A push to import workers
America's H-1B visa program was established to allow companies to bring in foreign workers when no equivalently skilled domestic labor could be found to fill highly specialized positions.
The visas are given for a three-year period, and are renewable only once, for another three years.
Because of a national labor shortage within the high-tech industry, information-technology (IT) executives have lobbied for increases in the number of annual H-1Bs. Congressional approval looks likely. (See story, page 13.)
In fiscal year 1999, allowance was made for 115,000 H-1Bs.
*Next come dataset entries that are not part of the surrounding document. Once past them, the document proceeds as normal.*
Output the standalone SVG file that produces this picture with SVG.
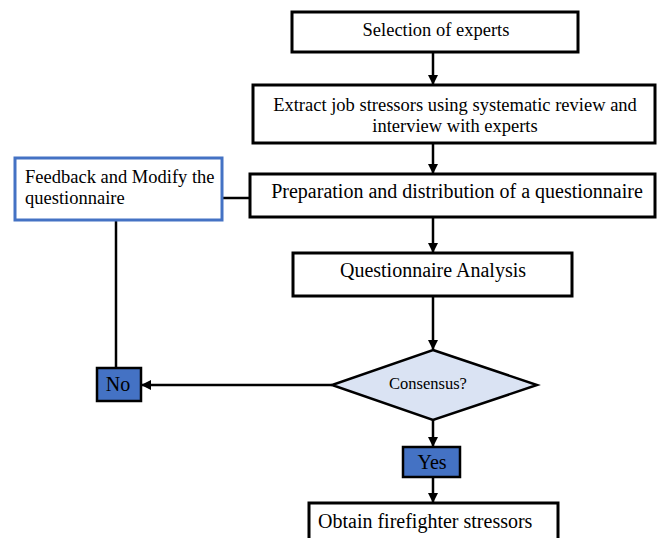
<svg xmlns="http://www.w3.org/2000/svg" width="659" height="538" viewBox="0 0 659 538">
<defs>
<marker id="arr" viewBox="0 0 10 10" refX="9" refY="5" markerWidth="4" markerHeight="4" orient="auto" markerUnits="strokeWidth">
<path d="M0,0 L10,5 L0,10 z" fill="#000"/>
</marker>
<style>
.box{fill:#fff;stroke:#000;stroke-width:3}
.fb{fill:#fff;stroke:#4472c4;stroke-width:3}
.lab{fill:#4472c4;stroke:#000;stroke-width:2.5}
.dia{fill:#dae3f3;stroke:#000;stroke-width:2.5}
.t{font-family:"Liberation Serif","Times New Roman",serif;font-size:18.5px;fill:#000}
.b{font-size:20px}
.c{text-anchor:middle}
.ln{fill:none;stroke:#000;stroke-width:2.5}
</style>
</defs>
<rect width="659" height="538" fill="#fff"/>
<g id="connectors">
<line class="ln" x1="433" y1="52" x2="433" y2="84" marker-end="url(#arr)"/>
<line class="ln" x1="433" y1="143" x2="433" y2="173" marker-end="url(#arr)"/>
<line class="ln" x1="433" y1="217" x2="433" y2="252" marker-end="url(#arr)"/>
<line class="ln" x1="433" y1="296" x2="433" y2="349" marker-end="url(#arr)"/>
<line class="ln" x1="332" y1="385" x2="142" y2="385" marker-end="url(#arr)"/>
<line class="ln" x1="116" y1="368" x2="116" y2="220"/>
<line class="ln" x1="222" y1="198" x2="250" y2="198"/>
<line class="ln" x1="433" y1="420" x2="433" y2="446" marker-end="url(#arr)"/>
<line class="ln" x1="433" y1="477" x2="433" y2="502" marker-end="url(#arr)"/>
</g>
<g id="selection">
<rect class="box" x="292" y="12" width="286" height="40"/>
<text class="t c" x="436" y="36">Selection of experts</text>
</g>
<g id="extract">
<rect class="box" x="253" y="85" width="402" height="58"/>
<text class="t c" x="455" y="111">Extract job stressors using systematic review and</text>
<text class="t c" x="455" y="132">interview with experts</text>
</g>
<g id="preparation">
<rect class="box" x="250" y="174" width="405" height="43"/>
<text class="t b c" x="457" y="198">Preparation and distribution of a questionnaire</text>
</g>
<g id="feedback">
<rect class="fb" x="15" y="158" width="207" height="62"/>
<text class="t" x="25" y="183">Feedback and Modify the</text>
<text class="t" x="25" y="204">questionnaire</text>
</g>
<g id="analysis">
<rect class="box" x="293" y="253" width="279" height="43"/>
<text class="t b c" x="433" y="277">Questionnaire Analysis</text>
</g>
<g id="consensus">
<polygon class="dia" points="433,350 537,385 433,420 332,385"/>
<text class="t c" x="428" y="389" style="font-size:16.5px">Consensus?</text>
</g>
<g id="no">
<rect class="lab" x="97" y="368" width="44" height="33"/>
<text class="t c" x="118" y="391" style="font-size:20px">No</text>
</g>
<g id="yes">
<rect class="lab" x="403" y="447" width="57" height="30"/>
<text class="t c" x="432" y="469" style="font-size:20px">Yes</text>
</g>
<g id="obtain">
<rect class="box" x="309" y="503" width="249" height="40"/>
<text class="t b" x="318" y="528">Obtain firefighter stressors</text>
</g>
</svg>
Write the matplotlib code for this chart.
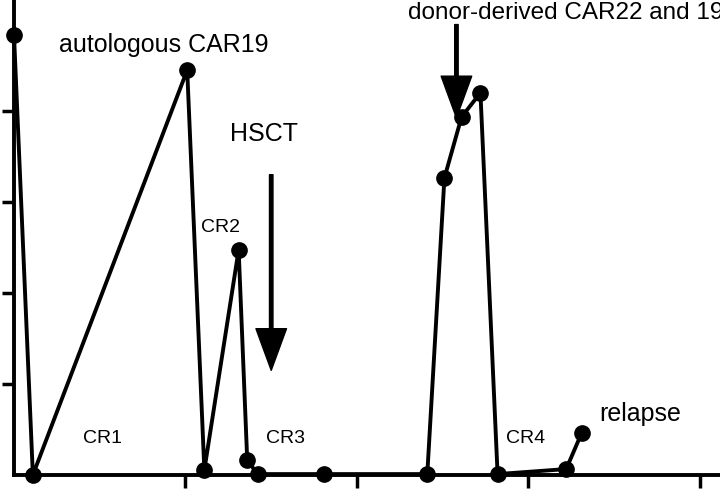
import matplotlib.pyplot as plt

plt.rcParams['font.family'] = ['Liberation Sans', 'DejaVu Sans']

days = [0, 11, 101, 111, 131, 136, 142, 181, 241, 251, 261, 272, 282, 322, 331]
level = [96.7, 0, 89, 1.1, 49.5, 3.3, 0.2, 0.2, 0.2, 65.3, 78.7, 84, 0.2, 1.3, 9.2]

fig = plt.figure(figsize=(7.2, 4.92), dpi=100)
ax = fig.add_axes([14 / 720, 17 / 492, 1 - 14 / 720, 475 / 492])
ax.plot(days, level, color='black', lw=2.8, marker='o', ms=11, clip_on=False, zorder=3)
ax.set_xlim(0, 411.7)
ax.set_ylim(0, 104.4)
ax.set_xticks([100, 200, 300, 400])
ax.set_yticks([20, 40, 60, 80])
ax.set_xticklabels([])
ax.set_yticklabels([])
ax.tick_params(width=2.5, length=9, direction='out')
for s in ['top', 'right']:
    ax.spines[s].set_visible(False)
for s in ['left', 'bottom']:
    ax.spines[s].set_linewidth(2.8)

ax.text(26, 94.5, 'autologous CAR19', fontsize=18, va='center')
ax.text(126, 75, 'HSCT', fontsize=18, va='center')
ax.text(230, 101.5, 'donor-derived CAR22 and 19', fontsize=17.5, va='center')
ax.text(341, 13.5, 'relapse', fontsize=18, va='center')
ax.text(40, 8, 'CR1', fontsize=14, va='center')
ax.text(109, 54.5, 'CR2', fontsize=14, va='center')
ax.text(147, 8, 'CR3', fontsize=14, va='center')
ax.text(287, 8, 'CR4', fontsize=14, va='center')

arrow = dict(facecolor='black', edgecolor='black', width=2.5, headwidth=22, headlength=30)
ax.annotate('', xy=(150, 23), xytext=(150, 66), arrowprops=arrow)
ax.annotate('', xy=(258, 78.5), xytext=(258, 99), arrowprops=arrow)

fig.savefig('out.png')
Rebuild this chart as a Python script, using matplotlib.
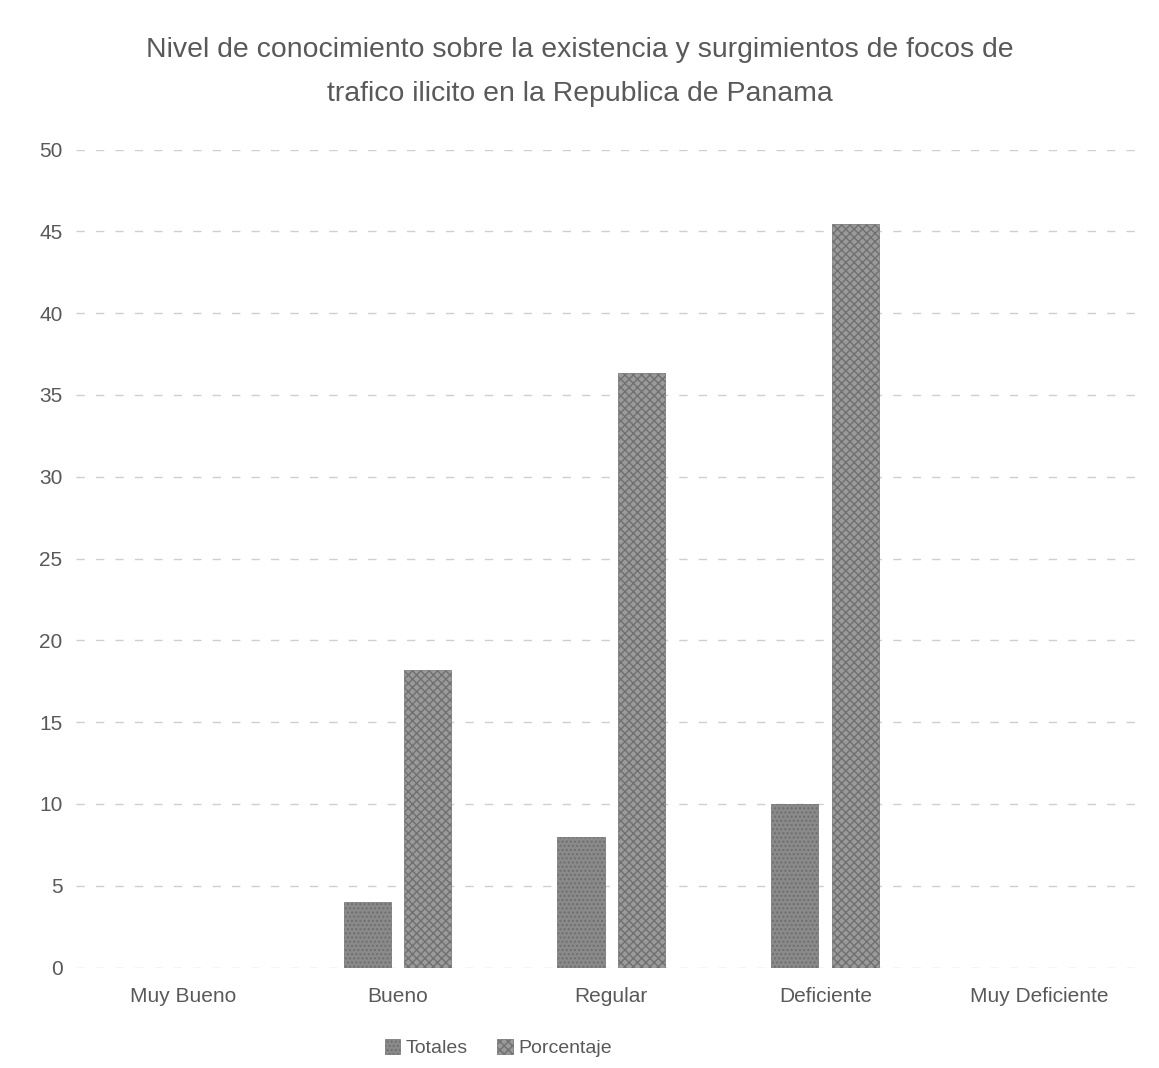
import numpy as np
import matplotlib.pyplot as plt

categorias = ["Muy Bueno", "Bueno", "Regular", "Deficiente", "Muy Deficiente"]
totales = [0, 4, 8, 10, 0]
porcentaje = [0, 18.18, 36.36, 45.45, 0]

plt.rcParams['font.family'] = ['Liberation Sans', 'DejaVu Sans']

fig = plt.figure(figsize=(11.59, 10.68), dpi=100)
ax = fig.add_axes([0.066, 0.094, 0.923, 0.766])

x = np.arange(len(categorias))
w = 0.22
gris = '#595959'

ax.bar(x - 0.032 - w / 2, totales, w, color='#8a8a8a', edgecolor='#6e6e6e',
       hatch='....', linewidth=0.5, label='Totales')
ax.bar(x + 0.032 + w / 2, porcentaje, w, color='#9a9a9a', edgecolor='#707070',
       hatch='xxxx', linewidth=0.5, label='Porcentaje')

ax.set_xlim(-0.5, 4.5)
ax.set_ylim(0, 50)
ax.set_yticks(range(0, 51, 5))
ax.set_xticks(x)
ax.set_xticklabels(categorias)
ax.tick_params(axis='both', length=0, labelsize=15, colors=gris)
ax.tick_params(axis='x', pad=14)
ax.tick_params(axis='y', pad=10)
ax.grid(axis='y', color='#cfcfcf', linestyle=(0, (6, 8)), linewidth=1)
ax.set_axisbelow(True)
for s in ax.spines.values():
    s.set_visible(False)

fig.suptitle("Nivel de conocimiento sobre la existencia y surgimientos de focos de\n"
             "trafico ilicito en la Republica de Panama",
             y=0.965, fontsize=20.4, color=gris, linespacing=1.9)

fig.legend(loc='lower center', bbox_to_anchor=(0.43, -0.006), ncol=2, frameon=False,
           fontsize=14, labelcolor=gris, handlelength=0.8, handleheight=0.8,
           columnspacing=1.5, handletextpad=0.3)

fig.savefig("out.png")
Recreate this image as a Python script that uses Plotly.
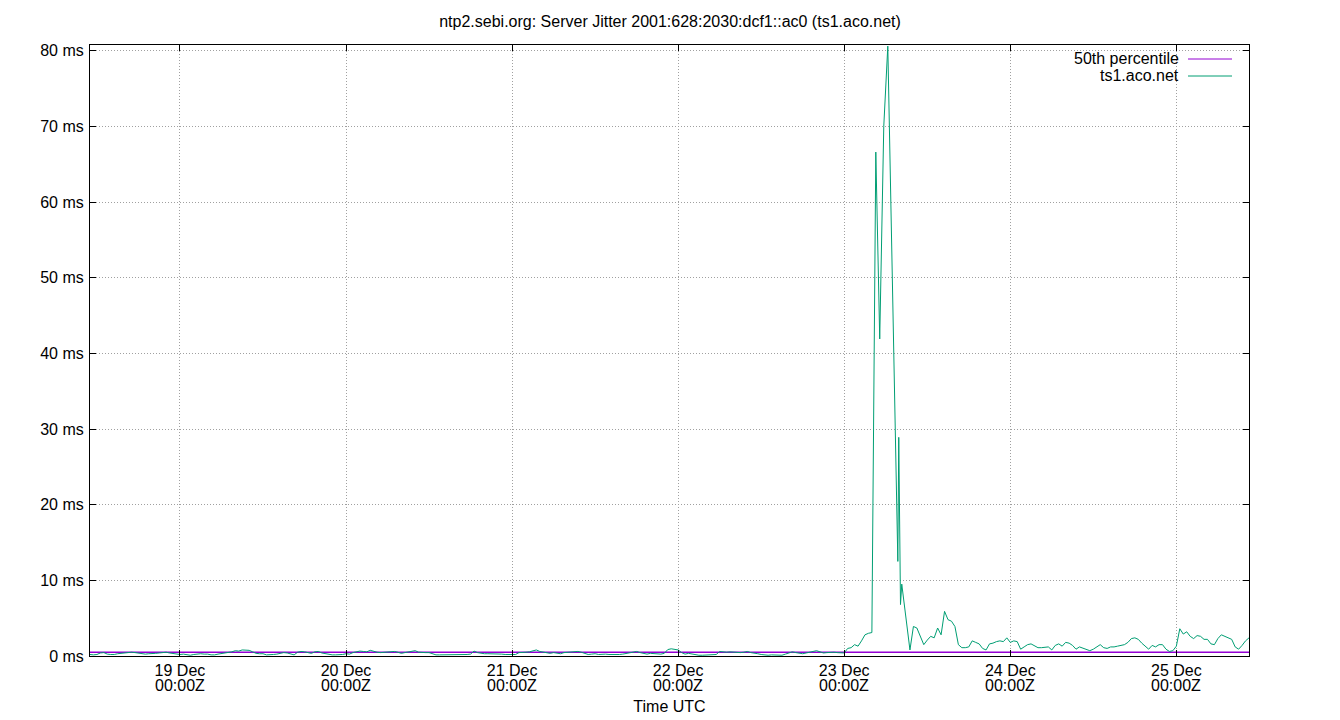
import pandas as pd
import plotly.graph_objects as go

title = "ntp2.sebi.org: Server Jitter 2001:628:2030:dcf1::ac0 (ts1.aco.net)"
series_name = "ts1.aco.net"
median_name = "50th percentile"
x_title = "Time UTC"
median_ms = 0.48

start = "2023-12-18 11:00"
step = "30min"

# jitter in ms, every 30 min (None = replaced by the irregular spike samples)
dec18 = [0.2, 0.15, 0.2, 0.4, 0.45, 0.25, 0.2, 0.2, 0.3, 0.35, 0.45, 0.5, 0.5,
         0.45, 0.35, 0.25, 0.25, 0.3, 0.3, 0.35, 0.4, 0.45, 0.5, 0.4, 0.3, 0.2]
dec19 = [0.2, 0.25, 0.15, 0.1, 0.2, 0.25, 0.3, 0.25, 0.25, 0.15, 0.15, 0.25, 0.3,
         0.35, 0.45, 0.55, 0.7, 0.65, 0.8, 0.8, 0.75, 0.55, 0.35, 0.3, 0.3, 0.15,
         0.15, 0.2, 0.25, 0.35, 0.45, 0.4, 0.3, 0.15, 0.5, 0.6, 0.55, 0.4, 0.35,
         0.55, 0.6, 0.4, 0.3, 0.2, 0.15, 0.15, 0.15, 0.2]
dec20 = [0.3, 0.25, 0.45, 0.55, 0.65, 0.6, 0.55, 0.75, 0.6, 0.5, 0.45, 0.5, 0.55,
         0.6, 0.6, 0.5, 0.35, 0.45, 0.55, 0.65, 0.7, 0.5, 0.45, 0.45, 0.45, 0.25,
         0.15, 0.15, 0.15, 0.15, 0.15, 0.15, 0.15, 0.15, 0.2, 0.2, 0.25, 0.65,
         0.45, 0.35, 0.3, 0.3, 0.3, 0.3, 0.25, 0.25, 0.2, 0.2]
dec21 = [0.2, 0.2, 0.45, 0.45, 0.5, 0.55, 0.65, 0.8, 0.6, 0.5, 0.4, 0.35, 0.45,
         0.35, 0.3, 0.45, 0.5, 0.5, 0.6, 0.6, 0.5, 0.3, 0.2, 0.25, 0.3, 0.2, 0.25,
         0.25, 0.2, 0.2, 0.1, 0.2, 0.25, 0.35, 0.45, 0.5, 0.6, 0.45, 0.3, 0.25,
         0.35, 0.3, 0.25, 0.25, 0.35, 0.85, 0.95, 0.9]
dec22 = [0.8, 0.45, 0.25, 0.35, 0.25, 0.1, 0.1, 0.1, 0.1, 0.1, 0.15, 0.2, 0.6,
         0.5, 0.5, 0.55, 0.5, 0.45, 0.45, 0.5, 0.6, 0.45, 0.4, 0.3, 0.2, 0.15,
         0.1, 0.15, 0.15, 0.1, 0.1, 0.25, 0.4, 0.55, 0.45, 0.35, 0.3, 0.4, 0.5,
         0.6, 0.7, 0.55, 0.4, 0.45, 0.5, 0.5, 0.45, 0.4]
dec23 = [0.4, 1.0, 1.1, 1.5, 1.3, 2.0, 2.8, 3.0, 3.1,
         None, None, None, None, None, None, None, None, None, None,
         0.8, 3.9, 3.7, 2.7, 1.5, 2.1, 2.6, 2.4, 3.7, 2.8, 5.9, 4.8, 4.6, 3.9,
         1.5, 1.1, 1.1, 1.2, 2.0, 1.8, 1.6, 1.0, 0.8, 1.6, 1.7, 1.9, 2.0, 1.9, 2.4]
dec24 = [1.8, 2.0, 1.9, 0.9, 1.2, 1.5, 1.6, 1.3, 1.1, 1.1, 1.2, 1.2, 0.8, 1.4,
         1.6, 1.3, 1.8, 1.7, 1.4, 0.9, 1.2, 1.0, 0.8, 0.7, 0.9, 1.2, 1.5, 1.1,
         1.0, 1.2, 1.2, 1.3, 1.4, 1.5, 1.8, 2.3, 2.4, 2.2, 1.7, 1.3, 0.9, 1.4,
         1.2, 1.5, 1.5, 0.9, 0.6, 0.7]
dec25 = [1.3, 3.6, 2.9, 3.2, 2.6, 2.3, 2.7, 2.6, 2.2, 2.2, 1.6, 1.5, 2.3, 2.8,
         2.6, 2.4, 2.2, 1.2, 0.9, 1.4, 2.0, 2.4]

# irregular samples during the spike on 23 Dec
spike_times = ["2023-12-23 04:34", "2023-12-23 05:08", "2023-12-23 05:43",
               "2023-12-23 06:18", "2023-12-23 07:45", "2023-12-23 07:53",
               "2023-12-23 08:08", "2023-12-23 08:19"]
spike_ms = [66.6, 41.9, 70.0, 80.6, 12.5, 28.9, 6.8, 9.5]

tick_days = ["2023-12-19", "2023-12-20", "2023-12-21", "2023-12-22",
             "2023-12-23", "2023-12-24", "2023-12-25"]
tick_dates = ["19 Dec", "20 Dec", "21 Dec", "22 Dec", "23 Dec", "24 Dec", "25 Dec"]
tick_time = "00:00Z"
y_ticks = [0, 10, 20, 30, 40, 50, 60, 70, 80]
y_labels = ["0 ms", "10 ms", "20 ms", "30 ms", "40 ms", "50 ms", "60 ms",
            "70 ms", "80 ms"]

regular = dec18 + dec19 + dec20 + dec21 + dec22 + dec23 + dec24 + dec25
times = pd.date_range(start, periods=len(regular), freq=step)
df = pd.DataFrame({"t": times, "ms": regular})
df = pd.concat([df, pd.DataFrame({"t": pd.to_datetime(spike_times), "ms": spike_ms})])
df = df.dropna().sort_values("t")

t0, t1 = df["t"].min(), df["t"].max()

GREEN = "#009e73"
PURPLE = "#9400d3"
FONT = "Liberation Sans"

fig = go.Figure()
fig.add_trace(go.Scatter(x=[t0, t1], y=[median_ms, median_ms], mode="lines",
                         line=dict(color=PURPLE, width=1.5), name=median_name,
                         showlegend=False))
fig.add_trace(go.Scatter(x=df["t"], y=df["ms"], mode="lines",
                         line=dict(color=GREEN, width=1), name=series_name,
                         showlegend=False))

L, R, T, B = 90, 1249, 45, 656
W, H = R - L, B - T


def px(x):
    return (x - L) / W


def py(y):
    return (B - y) / H


# second line of the x tick labels (gnuplot draws them tightly spaced)
for d in tick_days:
    fig.add_annotation(xref="x", yref="paper", x=pd.Timestamp(d), y=py(685),
                       text=tick_time, showarrow=False, xanchor="center",
                       yanchor="middle", font=dict(family=FONT, size=16, color="black"))

# legend (gnuplot style: text right aligned, sample on the right)
fig.add_shape(type="rect", xref="paper", yref="paper", x0=px(1068), x1=px(1240),
              y0=py(84), y1=py(51), fillcolor="white", line=dict(width=0),
              layer="between")
for i, (name, col) in enumerate([(median_name, PURPLE), (series_name, GREEN)]):
    yy = 58 + 17 * i
    fig.add_annotation(xref="paper", yref="paper", x=px(1180), y=py(yy),
                       text=name, showarrow=False, xanchor="right", borderpad=0,
                       yanchor="middle", font=dict(family=FONT, size=16, color="black"))
    fig.add_shape(type="line", xref="paper", yref="paper", x0=px(1188), x1=px(1232),
                  y0=py(yy + 1), y1=py(yy + 1), line=dict(color=col, width=1))

axis_common = dict(showline=True, linecolor="black", linewidth=1, mirror="allticks",
                   ticks="inside", ticklen=6, tickcolor="black", automargin=False,
                   showgrid=True, gridcolor="#a0a0a0", griddash="1px,2px", gridwidth=1,
                   zeroline=False, tickfont=dict(family=FONT, size=16, color="black"))

fig.update_xaxes(range=[t0, t1], tickvals=pd.to_datetime(tick_days), ticktext=tick_dates,
                 title=dict(text=x_title, font=dict(family=FONT, size=16, color="black"),
                            standoff=22),
                 **axis_common)
fig.update_yaxes(range=[0, 80.75], tickvals=y_ticks, ticktext=y_labels,
                 ticklabelstandoff=2, **axis_common)

fig.update_layout(
    width=1340, height=720,
    margin=dict(l=L, r=1340 - R, t=T, b=720 - B, pad=0, autoexpand=False),
    paper_bgcolor="white", plot_bgcolor="white",
    title=dict(text=title, x=0.5, xanchor="center", y=1 - 21 / 720, yanchor="middle",
               font=dict(family=FONT, size=16, color="black")),
    font=dict(family=FONT, size=16, color="black"),
)

fig.write_html("out.html", config={"displayModeBar": False},
               post_script="document.body.style.margin='0';document.body.style.padding='0';")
Owing to an INS error, that number was exceeded by nearly 22,000 visas.
"At least into the foreseeable future, there's going to be a dramatic shortage of IT workers ... [Ultimately], the main solution has to come from US workers," says Harris Miller of the Information Technology Association of America, which supports H-1B increases. "But in the meantime, if we don't allow in sufficient numbers of highly skilled workers, we're going to lose our global competitive advantage as a country."
But groups including the National Action Council for Minorities in Engineering and the Institute of Electrical and Electronics Engineers have stressed that the IT industry is too quick to import temporary foreign labor, often at lower wages, and is not dedicating the necessary resources into training and recruitment efforts to find workers here in the US.
The Immigration Reform Coalition (IRC), a pro-immigration group that formed last fall, opposes the H-1B program, claiming that many highly skilled, temporary foreign workers end up wanting to stay in the US permanently, and must currently wade through a difficult paper trail to attain legal residency.
These workers and their families should be granted green cards, says Paul Donnelly, an IRC spokesman. Because a worker is tied to one company as a condition of the visa, Mr. Donnelly likens H-1Bs to a form of indentured servitude. "We are a land of immigrants, not a land of guest workers," he says.